Schooling Magazine

Lady Warriors

By Anytimeyoga @anytimeyoga

I’m going through my shelves and closets, getting ready to re-home what I don’t wear anymore. Well, I’m getting ready to re-home most of the clothes I don’t wear anymore. Some pieces I’m keeping for sentimental reasons.

Like a girls’ soccer T-shirt from a school where I used to teach. I’m keeping it to remember that school and that time in my life, not because I expect to wear it out and about now — especially not when I currently teach at one of their rival schools!

;)

But I came across it. I looked at it. And I noticed something I’d noticed dozens of times before, something that had always needled me — something for which this recent post by Tracy at Fit, Feminist, and (almost) Fifty had started to give me words.

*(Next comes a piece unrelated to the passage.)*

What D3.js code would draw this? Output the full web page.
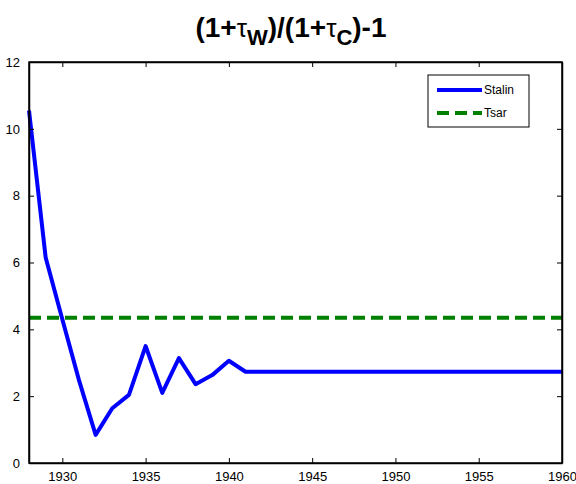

This school’s mascot was the Warriors, so the girls’ soccer shirt proclaimed the team the Lady Warriors. This has been the common theme throughout my school experiences: Lady Mustangs, Lady Lakers, Lady Reds, Lady Broncos, Lady Raiders, Lady Warriors, Lady Jaguars. Always the girls’ and women’s teams have used the “lady” signifier.

And always the unmodified mascot has been ascribed to the men’s and boys’ teams by default: Mustangs, Warriors, Jaguars. It’s never Gentlemen Lakers or Dude Broncos. Rather, when someone at school says “Raiders” without further specifying, the assumption is always, always, always that they’re talking about the boys.

I understand that the conscious intent is probably no more than to distinguish which team they’re talking about. But this way of going about it is problematic because it’s inequitable. It’s placing the boys’ and men’s teams as the default teams, default athletes, default students. In doing so, it relegates the girls’ and women’s sports to being “other,” extra, an afterthought.

But in a world where budget cuts are a constant threat and a usual reality, I can’t deny that a program’s quality and security both depend on its funding. Or that said funding — or the real-world purchasing power thereof — depend in no small part on the program’s reputation and prestige. Categorizing girls’ teams, even unintentionally, as different, less than — it hurts.

I want better for my kids — for the boys, the girls, the students who do not predominantly identify with either of those genders. Athletics programs shouldn’t privilege some teams and players over others, and schools should actively work toward creating climates where all students feel equally respected and included.